Make an exact copy of all the material below, apart from the pictures.

▶ COLLECTED DATA
»»

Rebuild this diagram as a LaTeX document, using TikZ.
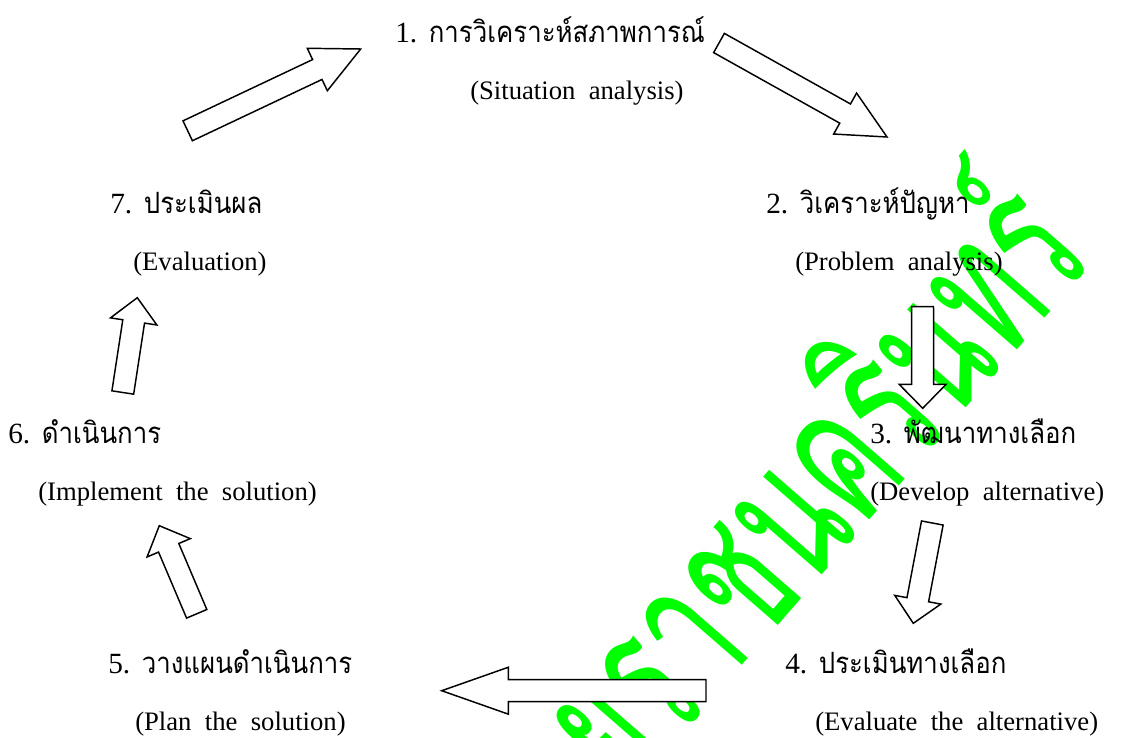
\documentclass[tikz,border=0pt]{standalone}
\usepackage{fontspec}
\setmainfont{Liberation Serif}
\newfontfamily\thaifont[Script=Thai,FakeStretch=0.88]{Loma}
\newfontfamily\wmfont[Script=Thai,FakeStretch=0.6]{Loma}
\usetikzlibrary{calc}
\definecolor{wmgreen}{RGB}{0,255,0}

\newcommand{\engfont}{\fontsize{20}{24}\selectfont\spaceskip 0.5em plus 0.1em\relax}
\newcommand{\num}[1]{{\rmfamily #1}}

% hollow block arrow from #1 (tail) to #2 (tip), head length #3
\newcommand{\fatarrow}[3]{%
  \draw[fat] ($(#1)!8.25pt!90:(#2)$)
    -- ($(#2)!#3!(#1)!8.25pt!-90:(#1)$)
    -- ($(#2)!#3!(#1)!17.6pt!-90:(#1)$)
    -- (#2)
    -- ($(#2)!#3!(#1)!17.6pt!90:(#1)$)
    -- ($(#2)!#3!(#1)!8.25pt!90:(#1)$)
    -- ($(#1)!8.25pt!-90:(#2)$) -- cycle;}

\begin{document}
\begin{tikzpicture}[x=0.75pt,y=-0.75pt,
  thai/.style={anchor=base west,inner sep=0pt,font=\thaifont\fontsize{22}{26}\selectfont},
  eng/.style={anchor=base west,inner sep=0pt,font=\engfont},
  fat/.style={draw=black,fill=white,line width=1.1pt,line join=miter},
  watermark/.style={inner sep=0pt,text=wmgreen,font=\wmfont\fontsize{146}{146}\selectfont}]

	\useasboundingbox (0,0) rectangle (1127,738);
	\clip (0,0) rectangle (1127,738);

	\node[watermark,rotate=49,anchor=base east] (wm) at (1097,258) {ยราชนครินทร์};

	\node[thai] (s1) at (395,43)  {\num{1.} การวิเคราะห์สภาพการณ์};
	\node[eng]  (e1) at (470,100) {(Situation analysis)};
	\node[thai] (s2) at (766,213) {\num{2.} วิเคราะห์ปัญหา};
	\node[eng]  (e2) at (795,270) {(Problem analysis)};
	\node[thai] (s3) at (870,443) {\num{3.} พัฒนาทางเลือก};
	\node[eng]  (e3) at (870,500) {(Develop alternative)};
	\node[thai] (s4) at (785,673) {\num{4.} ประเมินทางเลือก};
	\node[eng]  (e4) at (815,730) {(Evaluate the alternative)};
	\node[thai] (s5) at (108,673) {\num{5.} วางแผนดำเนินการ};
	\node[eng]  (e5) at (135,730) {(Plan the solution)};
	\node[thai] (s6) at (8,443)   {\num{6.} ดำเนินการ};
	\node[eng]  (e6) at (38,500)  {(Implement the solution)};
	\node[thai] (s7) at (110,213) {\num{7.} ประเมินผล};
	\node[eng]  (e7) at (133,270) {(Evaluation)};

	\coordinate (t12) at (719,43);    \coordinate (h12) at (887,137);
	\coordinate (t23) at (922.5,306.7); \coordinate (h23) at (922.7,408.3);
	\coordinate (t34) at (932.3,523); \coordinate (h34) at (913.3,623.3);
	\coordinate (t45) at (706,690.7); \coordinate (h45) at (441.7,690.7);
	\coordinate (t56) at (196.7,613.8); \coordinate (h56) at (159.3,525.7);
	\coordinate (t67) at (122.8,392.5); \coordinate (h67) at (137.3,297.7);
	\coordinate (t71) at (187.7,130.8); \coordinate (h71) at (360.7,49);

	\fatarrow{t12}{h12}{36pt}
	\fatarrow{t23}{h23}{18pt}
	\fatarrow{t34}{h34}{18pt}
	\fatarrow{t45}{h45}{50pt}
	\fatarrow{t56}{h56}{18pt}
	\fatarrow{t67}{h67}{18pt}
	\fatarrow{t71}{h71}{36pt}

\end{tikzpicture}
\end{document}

««

▶ COMPLETED TASK
Rebuild this diagram as a LaTeX document, using TikZ.
\documentclass[tikz,border=0pt]{standalone}
\usepackage{fontspec}
\setmainfont{Liberation Serif}
\newfontfamily\thaifont[Script=Thai,FakeStretch=0.88]{Loma}
\newfontfamily\wmfont[Script=Thai,FakeStretch=0.6]{Loma}
\usetikzlibrary{calc}
\definecolor{wmgreen}{RGB}{0,255,0}

\newcommand{\engfont}{\fontsize{20}{24}\selectfont\spaceskip 0.5em plus 0.1em\relax}
\newcommand{\num}[1]{{\rmfamily #1}}

% hollow block arrow from #1 (tail) to #2 (tip), head length #3
\newcommand{\fatarrow}[3]{%
  \draw[fat] ($(#1)!8.25pt!90:(#2)$)
    -- ($(#2)!#3!(#1)!8.25pt!-90:(#1)$)
    -- ($(#2)!#3!(#1)!17.6pt!-90:(#1)$)
    -- (#2)
    -- ($(#2)!#3!(#1)!17.6pt!90:(#1)$)
    -- ($(#2)!#3!(#1)!8.25pt!90:(#1)$)
    -- ($(#1)!8.25pt!-90:(#2)$) -- cycle;}

\begin{document}
\begin{tikzpicture}[x=0.75pt,y=-0.75pt,
  thai/.style={anchor=base west,inner sep=0pt,font=\thaifont\fontsize{22}{26}\selectfont},
  eng/.style={anchor=base west,inner sep=0pt,font=\engfont},
  fat/.style={draw=black,fill=white,line width=1.1pt,line join=miter},
  watermark/.style={inner sep=0pt,text=wmgreen,font=\wmfont\fontsize{146}{146}\selectfont}]

	\useasboundingbox (0,0) rectangle (1127,738);
	\clip (0,0) rectangle (1127,738);

	\node[watermark,rotate=49,anchor=base east] (wm) at (1097,258) {ยราชนครินทร์};

	\node[thai] (s1) at (395,43)  {\num{1.} การวิเคราะห์สภาพการณ์};
	\node[eng]  (e1) at (470,100) {(Situation analysis)};
	\node[thai] (s2) at (766,213) {\num{2.} วิเคราะห์ปัญหา};
	\node[eng]  (e2) at (795,270) {(Problem analysis)};
	\node[thai] (s3) at (870,443) {\num{3.} พัฒนาทางเลือก};
	\node[eng]  (e3) at (870,500) {(Develop alternative)};
	\node[thai] (s4) at (785,673) {\num{4.} ประเมินทางเลือก};
	\node[eng]  (e4) at (815,730) {(Evaluate the alternative)};
	\node[thai] (s5) at (108,673) {\num{5.} วางแผนดำเนินการ};
	\node[eng]  (e5) at (135,730) {(Plan the solution)};
	\node[thai] (s6) at (8,443)   {\num{6.} ดำเนินการ};
	\node[eng]  (e6) at (38,500)  {(Implement the solution)};
	\node[thai] (s7) at (110,213) {\num{7.} ประเมินผล};
	\node[eng]  (e7) at (133,270) {(Evaluation)};

	\coordinate (t12) at (719,43);    \coordinate (h12) at (887,137);
	\coordinate (t23) at (922.5,306.7); \coordinate (h23) at (922.7,408.3);
	\coordinate (t34) at (932.3,523); \coordinate (h34) at (913.3,623.3);
	\coordinate (t45) at (706,690.7); \coordinate (h45) at (441.7,690.7);
	\coordinate (t56) at (196.7,613.8); \coordinate (h56) at (159.3,525.7);
	\coordinate (t67) at (122.8,392.5); \coordinate (h67) at (137.3,297.7);
	\coordinate (t71) at (187.7,130.8); \coordinate (h71) at (360.7,49);

	\fatarrow{t12}{h12}{36pt}
	\fatarrow{t23}{h23}{18pt}
	\fatarrow{t34}{h34}{18pt}
	\fatarrow{t45}{h45}{50pt}
	\fatarrow{t56}{h56}{18pt}
	\fatarrow{t67}{h67}{18pt}
	\fatarrow{t71}{h71}{36pt}

\end{tikzpicture}
\end{document}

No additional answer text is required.